By $SO(3)$ I mean rotation matrices. Let $\cal{L}=\{f:[0,l]\to \rm{SO}(3)\} \cap L^1([0,l];\mathbb{R}^{3\times3})$. How to approximate funkctions from $\cal{L}$ with functions from $\cal{W}=\{f:[0,l]\to \rm{SO}(3)\}\cap W^{1,2}([0,l];\mathbb{R}^{3\times3})$?

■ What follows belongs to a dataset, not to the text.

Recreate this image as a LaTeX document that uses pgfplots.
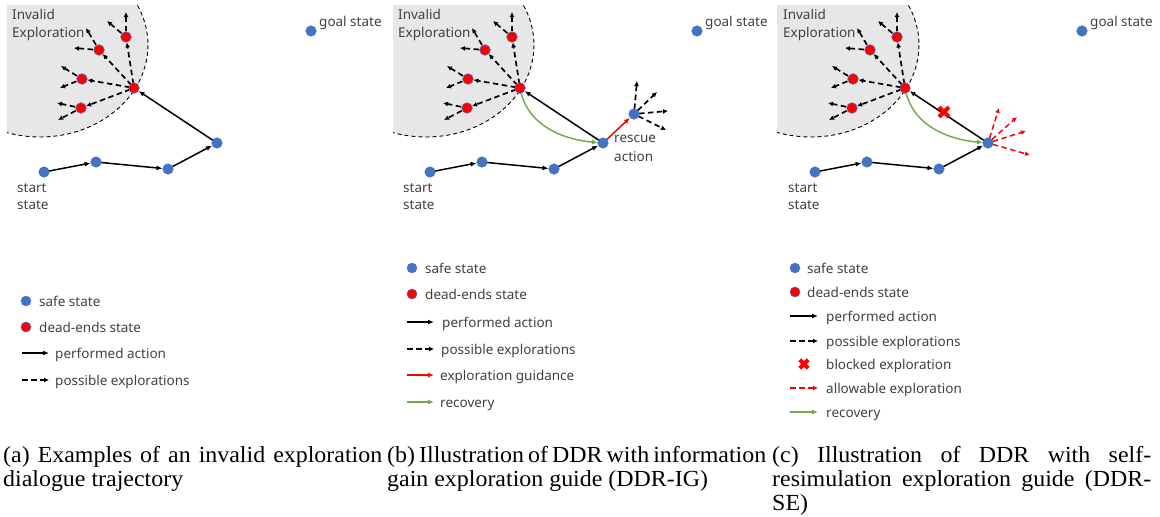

So having $f\in\cal{L}$ I need a sequence $(g_n)_n \subset \cal{W}$ so that
$$ \| f - g_n \|_{L^1} \to 0.$$
My try #2: From $f$ go to $h$ such that $h(t)=\log(f(t))\in\mathbb{R}^{3\times 3}_\rm{skew}$ where $\log$ is matrix logarithm. If I would know that $h\in L^1([0,l];\mathbb{R}^{3\times 3}_\rm{skew})$ then I could use approximation in that normed space by molifiers to construct $h_n\in W^{1,2}([0,l];\mathbb{R}^{3\times 3}_\rm{skew})$ such that $h_n \to h$ in $L^1$, and then maybe for $g_n=\exp(h_n)$ we would have $g_n \to f$ in $L^1$.
My try #1 was directly molifying $f$, but the resulting molifications are not functions on $SO(3)$ anymore.